§ WRITTEN PROBLEM
Leaving out the pictures, please retype each record exactly.

§ DATASET
'''
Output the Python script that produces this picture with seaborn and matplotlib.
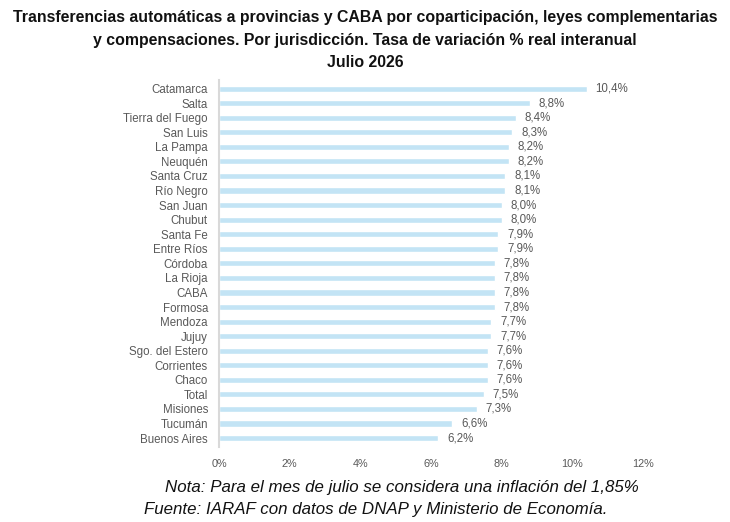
import matplotlib
matplotlib.use("Agg")
import matplotlib.pyplot as plt
import seaborn as sns
import pandas as pd
from matplotlib.ticker import FuncFormatter

provincias = ["Catamarca", "Salta", "Tierra del Fuego", "San Luis", "La Pampa", "Neuquén",
              "Santa Cruz", "Río Negro", "San Juan", "Chubut", "Santa Fe", "Entre Ríos",
              "Córdoba", "La Rioja", "CABA", "Formosa", "Mendoza", "Jujuy", "Sgo. del Estero",
              "Corrientes", "Chaco", "Total", "Misiones", "Tucumán", "Buenos Aires"]
variacion = [10.4, 8.8, 8.4, 8.3, 8.2, 8.2, 8.1, 8.1, 8.0, 8.0, 7.9, 7.9, 7.8, 7.8, 7.8,
             7.8, 7.7, 7.7, 7.6, 7.6, 7.6, 7.5, 7.3, 6.6, 6.2]
xticks = [0, 2, 4, 6, 8, 10, 12]

df = pd.DataFrame({"prov": provincias, "var": variacion})

sns.set_style("white")
plt.rcParams["font.family"] = ["Liberation Sans", "DejaVu Sans"]

fig = plt.figure(figsize=(7.3, 5.22), dpi=100)
ax = fig.add_axes([0.3, 0.144, 0.581, 0.703])

sns.barplot(data=df, x="var", y="prov", color="#c3e4f5", saturation=1,
            width=0.42, ax=ax)

gris = "#595959"
for i, v in enumerate(variacion):
    ax.text(v + 0.25, i, f"{v:.1f}%".replace(".", ","), va="center", ha="left",
            fontsize=8.3, color=gris)

ax.set_xlim(0, 12)
ax.set_xticks(xticks)
ax.xaxis.set_major_formatter(FuncFormatter(lambda x, p: f"{x:.0f}%"))
ax.set_xlabel("")
ax.set_ylabel("")
ax.tick_params(axis="both", length=0, colors=gris)
ax.tick_params(axis="x", pad=9, labelsize=7.8)
ax.tick_params(axis="y", pad=8, labelsize=8.3)
for s in ["top", "right", "bottom"]:
    ax.spines[s].set_visible(False)
ax.spines["left"].set_color("#d9d9d9")
ax.spines["left"].set_linewidth(1.5)
ax.set_ylim(len(provincias) - 0.4, -0.6)

titulo = ["Transferencias automáticas a provincias y CABA por coparticipación, leyes complementarias",
          "y compensaciones. Por jurisdicción. Tasa de variación % real interanual",
          "Julio 2026"]
for y, linea in zip([0.967, 0.923, 0.881], titulo):
    fig.text(0.5, y, linea, ha="center", va="center", fontsize=11.4,
             fontweight="bold", color="#111111")

fig.text(0.551, 0.067, "Nota: Para el mes de julio se considera una inflación del 1,85%",
         ha="center", va="center", fontsize=12.2, style="italic", color="#111111")
fig.text(0.515, 0.023, "Fuente: IARAF con datos de DNAP y Ministerio de Economía.",
         ha="center", va="center", fontsize=12.2, style="italic", color="#111111")

fig.savefig("out.png", dpi=100)
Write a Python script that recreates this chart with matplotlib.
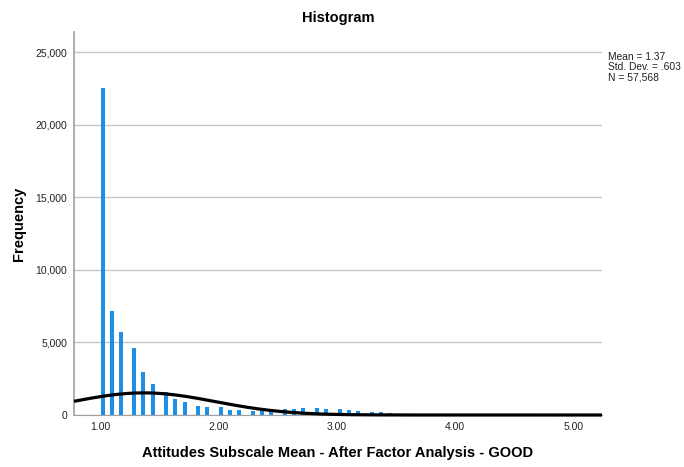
import numpy as np
import matplotlib
matplotlib.use("Agg")
import matplotlib.pyplot as plt

plt.rcParams['font.family'] = ['Liberation Sans', 'DejaVu Sans']

# Bin centres (scale mean) and counts for the non-empty bins
bin_centers = [1.023, 1.099, 1.175, 1.290, 1.366, 1.445, 1.560, 1.637, 1.716,
               1.831, 1.907, 2.025, 2.099, 2.177, 2.296, 2.372, 2.448, 2.564,
               2.640, 2.718, 2.832, 2.910, 3.029, 3.105, 3.181, 3.297, 3.375,
               3.451, 3.564, 3.643, 3.722, 3.840]
counts = [22500, 7180, 5700, 4640, 2980, 2110, 1580, 1100, 870,
          620, 530, 530, 340, 340, 300, 300, 200, 390,
          390, 480, 460, 410, 390, 320, 280, 230, 200,
          160, 100, 100, 80, 50]

mean_val = 1.37
std_val = 0.603
n_total = 57568
bin_width = 0.04

x_ticks = [1, 2, 3, 4, 5]
x_tick_labels = ["1.00", "2.00", "3.00", "4.00", "5.00"]
y_ticks = [0, 5000, 10000, 15000, 20000, 25000]
y_tick_labels = ["0", "5,000", "10,000", "15,000", "20,000", "25,000"]

fig = plt.figure(figsize=(6.84, 4.67), dpi=100)
ax = fig.add_axes([74 / 684, 52 / 467, 528 / 684, 383 / 467])

xmin, xmax = 0.78, 5.243
ax.set_xlim(xmin, xmax)
ax.set_ylim(0, 26380)

ax.set_axisbelow(True)
ax.yaxis.grid(True, color='#c8c8c8', linewidth=1.0)
ax.xaxis.grid(False)

ax.bar(bin_centers, counts, width=0.033, color='#1f8fe5', edgecolor='none', zorder=2)

# Normal curve scaled to the histogram
xs = np.linspace(xmin, xmax, 600)
ys = n_total * bin_width / (std_val * np.sqrt(2 * np.pi)) * np.exp(-0.5 * ((xs - mean_val) / std_val) ** 2)
ax.plot(xs, ys, color='black', linewidth=2.3, zorder=3, clip_on=False, solid_capstyle='butt')

ax.set_xticks(x_ticks)
ax.set_xticklabels(x_tick_labels, fontsize=7.5)
ax.set_yticks(y_ticks)
ax.set_yticklabels(y_tick_labels, fontsize=7.5)
ax.tick_params(axis='both', length=0, pad=5, colors='#222222')

for side in ['top', 'right']:
    ax.spines[side].set_visible(False)
ax.spines['left'].set_color('#a0a0a0')
ax.spines['left'].set_linewidth(1.2)
ax.spines['bottom'].set_color('#a0a0a0')

ax.set_xlabel("Attitudes Subscale Mean - After Factor Analysis - GOOD",
              fontsize=10.5, fontweight='bold', labelpad=10)
ax.set_ylabel("Frequency", fontsize=10.5, fontweight='bold', labelpad=7)
fig.text(338 / 684, 1 - 18 / 467, "Histogram", ha='center', va='center',
         fontsize=10.5, fontweight='bold')

fig.text(608 / 684, 1 - 52 / 467,
         f"Mean = {mean_val:.2f}\nStd. Dev. = .603\nN = {n_total:,}",
         ha='left', va='top', fontsize=7.4, linespacing=1.0, color='#222222')

fig.savefig("out.png", dpi=100)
'''
§ TASK OUTPUT
Output the Python script that produces this picture with seaborn and matplotlib.
import matplotlib
matplotlib.use("Agg")
import matplotlib.pyplot as plt
import seaborn as sns
import pandas as pd
from matplotlib.ticker import FuncFormatter

provincias = ["Catamarca", "Salta", "Tierra del Fuego", "San Luis", "La Pampa", "Neuquén",
              "Santa Cruz", "Río Negro", "San Juan", "Chubut", "Santa Fe", "Entre Ríos",
              "Córdoba", "La Rioja", "CABA", "Formosa", "Mendoza", "Jujuy", "Sgo. del Estero",
              "Corrientes", "Chaco", "Total", "Misiones", "Tucumán", "Buenos Aires"]
variacion = [10.4, 8.8, 8.4, 8.3, 8.2, 8.2, 8.1, 8.1, 8.0, 8.0, 7.9, 7.9, 7.8, 7.8, 7.8,
             7.8, 7.7, 7.7, 7.6, 7.6, 7.6, 7.5, 7.3, 6.6, 6.2]
xticks = [0, 2, 4, 6, 8, 10, 12]

df = pd.DataFrame({"prov": provincias, "var": variacion})

sns.set_style("white")
plt.rcParams["font.family"] = ["Liberation Sans", "DejaVu Sans"]

fig = plt.figure(figsize=(7.3, 5.22), dpi=100)
ax = fig.add_axes([0.3, 0.144, 0.581, 0.703])

sns.barplot(data=df, x="var", y="prov", color="#c3e4f5", saturation=1,
            width=0.42, ax=ax)

gris = "#595959"
for i, v in enumerate(variacion):
    ax.text(v + 0.25, i, f"{v:.1f}%".replace(".", ","), va="center", ha="left",
            fontsize=8.3, color=gris)

ax.set_xlim(0, 12)
ax.set_xticks(xticks)
ax.xaxis.set_major_formatter(FuncFormatter(lambda x, p: f"{x:.0f}%"))
ax.set_xlabel("")
ax.set_ylabel("")
ax.tick_params(axis="both", length=0, colors=gris)
ax.tick_params(axis="x", pad=9, labelsize=7.8)
ax.tick_params(axis="y", pad=8, labelsize=8.3)
for s in ["top", "right", "bottom"]:
    ax.spines[s].set_visible(False)
ax.spines["left"].set_color("#d9d9d9")
ax.spines["left"].set_linewidth(1.5)
ax.set_ylim(len(provincias) - 0.4, -0.6)

titulo = ["Transferencias automáticas a provincias y CABA por coparticipación, leyes complementarias",
          "y compensaciones. Por jurisdicción. Tasa de variación % real interanual",
          "Julio 2026"]
for y, linea in zip([0.967, 0.923, 0.881], titulo):
    fig.text(0.5, y, linea, ha="center", va="center", fontsize=11.4,
             fontweight="bold", color="#111111")

fig.text(0.551, 0.067, "Nota: Para el mes de julio se considera una inflación del 1,85%",
         ha="center", va="center", fontsize=12.2, style="italic", color="#111111")
fig.text(0.515, 0.023, "Fuente: IARAF con datos de DNAP y Ministerio de Economía.",
         ha="center", va="center", fontsize=12.2, style="italic", color="#111111")

fig.savefig("out.png", dpi=100)
Write a Python script that recreates this chart with matplotlib.
import numpy as np
import matplotlib
matplotlib.use("Agg")
import matplotlib.pyplot as plt

plt.rcParams['font.family'] = ['Liberation Sans', 'DejaVu Sans']

# Bin centres (scale mean) and counts for the non-empty bins
bin_centers = [1.023, 1.099, 1.175, 1.290, 1.366, 1.445, 1.560, 1.637, 1.716,
               1.831, 1.907, 2.025, 2.099, 2.177, 2.296, 2.372, 2.448, 2.564,
               2.640, 2.718, 2.832, 2.910, 3.029, 3.105, 3.181, 3.297, 3.375,
               3.451, 3.564, 3.643, 3.722, 3.840]
counts = [22500, 7180, 5700, 4640, 2980, 2110, 1580, 1100, 870,
          620, 530, 530, 340, 340, 300, 300, 200, 390,
          390, 480, 460, 410, 390, 320, 280, 230, 200,
          160, 100, 100, 80, 50]

mean_val = 1.37
std_val = 0.603
n_total = 57568
bin_width = 0.04

x_ticks = [1, 2, 3, 4, 5]
x_tick_labels = ["1.00", "2.00", "3.00", "4.00", "5.00"]
y_ticks = [0, 5000, 10000, 15000, 20000, 25000]
y_tick_labels = ["0", "5,000", "10,000", "15,000", "20,000", "25,000"]

fig = plt.figure(figsize=(6.84, 4.67), dpi=100)
ax = fig.add_axes([74 / 684, 52 / 467, 528 / 684, 383 / 467])

xmin, xmax = 0.78, 5.243
ax.set_xlim(xmin, xmax)
ax.set_ylim(0, 26380)

ax.set_axisbelow(True)
ax.yaxis.grid(True, color='#c8c8c8', linewidth=1.0)
ax.xaxis.grid(False)

ax.bar(bin_centers, counts, width=0.033, color='#1f8fe5', edgecolor='none', zorder=2)

# Normal curve scaled to the histogram
xs = np.linspace(xmin, xmax, 600)
ys = n_total * bin_width / (std_val * np.sqrt(2 * np.pi)) * np.exp(-0.5 * ((xs - mean_val) / std_val) ** 2)
ax.plot(xs, ys, color='black', linewidth=2.3, zorder=3, clip_on=False, solid_capstyle='butt')

ax.set_xticks(x_ticks)
ax.set_xticklabels(x_tick_labels, fontsize=7.5)
ax.set_yticks(y_ticks)
ax.set_yticklabels(y_tick_labels, fontsize=7.5)
ax.tick_params(axis='both', length=0, pad=5, colors='#222222')

for side in ['top', 'right']:
    ax.spines[side].set_visible(False)
ax.spines['left'].set_color('#a0a0a0')
ax.spines['left'].set_linewidth(1.2)
ax.spines['bottom'].set_color('#a0a0a0')

ax.set_xlabel("Attitudes Subscale Mean - After Factor Analysis - GOOD",
              fontsize=10.5, fontweight='bold', labelpad=10)
ax.set_ylabel("Frequency", fontsize=10.5, fontweight='bold', labelpad=7)
fig.text(338 / 684, 1 - 18 / 467, "Histogram", ha='center', va='center',
         fontsize=10.5, fontweight='bold')

fig.text(608 / 684, 1 - 52 / 467,
         f"Mean = {mean_val:.2f}\nStd. Dev. = .603\nN = {n_total:,}",
         ha='left', va='top', fontsize=7.4, linespacing=1.0, color='#222222')

fig.savefig("out.png", dpi=100)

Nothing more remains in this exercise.